Quello che è certo, comunque, è che il contributo scientifico di Stephen Hawking allo studio della gravità e della cosmologia sia di assoluto valore, e che i suoi lavori sui buchi neri e sulle singolarità abbiano avuto un impatto che la maggior parte dei fisici può solo sognare di eguagliare. Allo stesso tempo, Hawking ha saputo utilizzare il formidabile fascino che temi come l’inizio dell’universo, la natura del tempo, il mistero dei buchi neri, esercitano sul pubblico generico, ricavandone un ritorno straordinario in termini di visibilità. Non si è mai tirato indietro nel dare in pasto ai media titoli appetitosi, anche a prezzo di apparire irrimediabilmente ingenuo su tutto ciò che non abbia una diretta attinenza con la fisica teorica.
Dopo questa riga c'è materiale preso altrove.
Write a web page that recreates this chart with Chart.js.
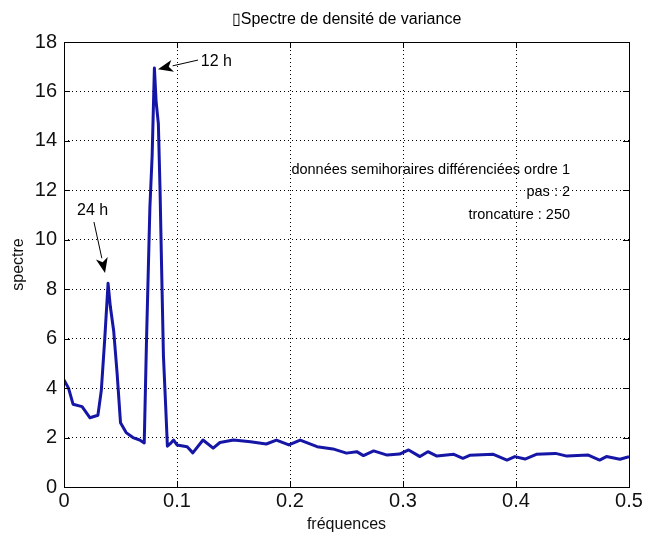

Un rapido florilegio di prese di posizione sui temi più disparati? “La filosofia è morta”; “L’intelligenza artificiale segnerà la fine del genere umano”; e, se non saranno i computer malvagi, saranno “la guerra nucleare, il riscaldamento globale o i virus modificati geneticamente” a sterminarci “quasi sicuramente, nel giro di poche migliaia di anni”, a meno che, ovviamente, l’umanità non colonizzi lo spazio; e, se gli alieni esistono, è meglio non farsi notare da loro, perché “il risultato potrebbe essere come quando Colombo è arrivato in America, che non è finita bene per i nativi”. Nel gennaio del 2016, la potenza dell’immagine pubblica di Hawking si è manifestata in modo schiacciante quando tutti gli schermi di Times Square (tranne uno, pare) hanno trasmesso per circa un minuto una foto dello scienziato, seguita da tre cifre enigmatiche: 48, 16 e 11. L’apparizione ha destato sconcerto e curiosità, come nella migliore tradizione epifanica, ed è stata seguita da uno strascico di congetture sul suo significato, che ha intasato per parecchio tempo forum e social network. Solo a mesi di distanza si è scoperto che si trattava del lancio di una serie TV della PBS: Genius.
Cosa si può dire, in definitiva, oggi, di Stephen Hawking? Forse quello che si può dire di ogni scienziato, grande o piccolo, ovvero che solo il tempo potrà stabilire cosa resterà delle sue idee. E anche chi lo critica, chi pensa (magari senza dirlo) che ormai sia più guru che scienziato, più immagine che sostanza, e che ci siano molti ricercatori di calibro superiore con un millesimo del riconoscimento, non dovrebbe disprezzare l’interesse popolare che Hawking riesce ancora a suscitare nei confronti della scienza. In un mondo in cui fanno comodo i simboli, i “nuovi Einstein” e le vite riassumibili in tremila caratteri, Hawking si è ritrovato a un certo punto ad avere tutti gli ingredienti giusti per diventare, agli occhi del grande pubblico, il più famoso scienziato vivente, e ha accettato il ruolo. A pensarci bene, ci vuole coraggio.